[Work required] Nothing in the data should change when you return it, but leave the pictures out.

==================================================

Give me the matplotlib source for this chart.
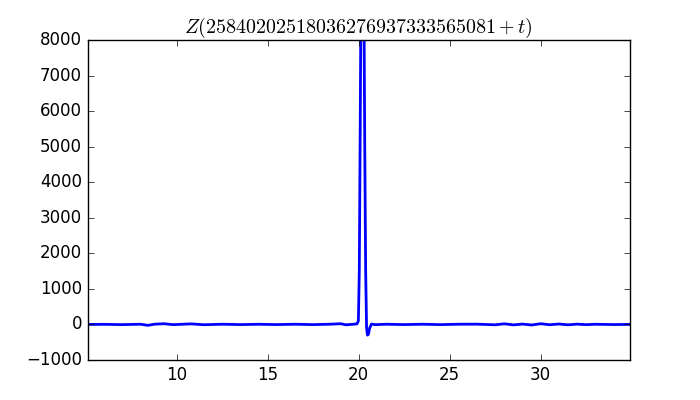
import matplotlib
matplotlib.use("Agg")
import matplotlib.pyplot as plt

t = [5.09, 6.0, 7.0, 8.0, 8.4, 8.8, 9.3, 9.8, 10.5, 10.8, 11.5, 12.5, 13.5,
     14.5, 15.5, 16.5, 17.5, 18.5, 19.0, 19.3, 19.7, 19.9, 19.98, 20.03,
     20.08, 20.13, 20.18, 20.23, 20.28, 20.33, 20.38, 20.43, 20.48, 20.53,
     20.6, 20.7, 20.9, 21.5, 22.5, 23.5, 24.5, 25.5, 26.5, 27.5, 28.0,
     28.5, 29.0, 29.5, 30.0, 30.5, 31.0, 31.5, 32.0, 32.5, 33.0, 34.0, 34.91]
z = [0, 3, -5, 6, -25, 8, 20, -6, 10, 15, -8, 6, -4, 5, -4, 6, -5,
     8, 20, -10, 6, 15, 100, 1500, 5500, 10000, 13000, 12500, 9500, 5000,
     1500, -100, -300, -280, -100, 10, -6, 6, -4, 6, -5, 6, 8, -10, 18,
     -12, 10, -15, 20, -8, 12, -10, 8, -6, 5, -3, 0]

title = r"$Z(25840202518036276937333565081+t)$"

plt.style.use("classic")
fig, ax = plt.subplots(figsize=(7, 4), dpi=100)
fig.patch.set_facecolor("white")

ax.plot(t, z, color="blue", linewidth=2)
ax.set_xlim(5.09, 34.91)
ax.set_ylim(-1000, 8000)
ax.set_title(title)

fig.savefig("out.png", facecolor="white")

==================================================

[The solution]
Give me the matplotlib source for this chart.
import matplotlib
matplotlib.use("Agg")
import matplotlib.pyplot as plt

t = [5.09, 6.0, 7.0, 8.0, 8.4, 8.8, 9.3, 9.8, 10.5, 10.8, 11.5, 12.5, 13.5,
     14.5, 15.5, 16.5, 17.5, 18.5, 19.0, 19.3, 19.7, 19.9, 19.98, 20.03,
     20.08, 20.13, 20.18, 20.23, 20.28, 20.33, 20.38, 20.43, 20.48, 20.53,
     20.6, 20.7, 20.9, 21.5, 22.5, 23.5, 24.5, 25.5, 26.5, 27.5, 28.0,
     28.5, 29.0, 29.5, 30.0, 30.5, 31.0, 31.5, 32.0, 32.5, 33.0, 34.0, 34.91]
z = [0, 3, -5, 6, -25, 8, 20, -6, 10, 15, -8, 6, -4, 5, -4, 6, -5,
     8, 20, -10, 6, 15, 100, 1500, 5500, 10000, 13000, 12500, 9500, 5000,
     1500, -100, -300, -280, -100, 10, -6, 6, -4, 6, -5, 6, 8, -10, 18,
     -12, 10, -15, 20, -8, 12, -10, 8, -6, 5, -3, 0]

title = r"$Z(25840202518036276937333565081+t)$"

plt.style.use("classic")
fig, ax = plt.subplots(figsize=(7, 4), dpi=100)
fig.patch.set_facecolor("white")

ax.plot(t, z, color="blue", linewidth=2)
ax.set_xlim(5.09, 34.91)
ax.set_ylim(-1000, 8000)
ax.set_title(title)

fig.savefig("out.png", facecolor="white")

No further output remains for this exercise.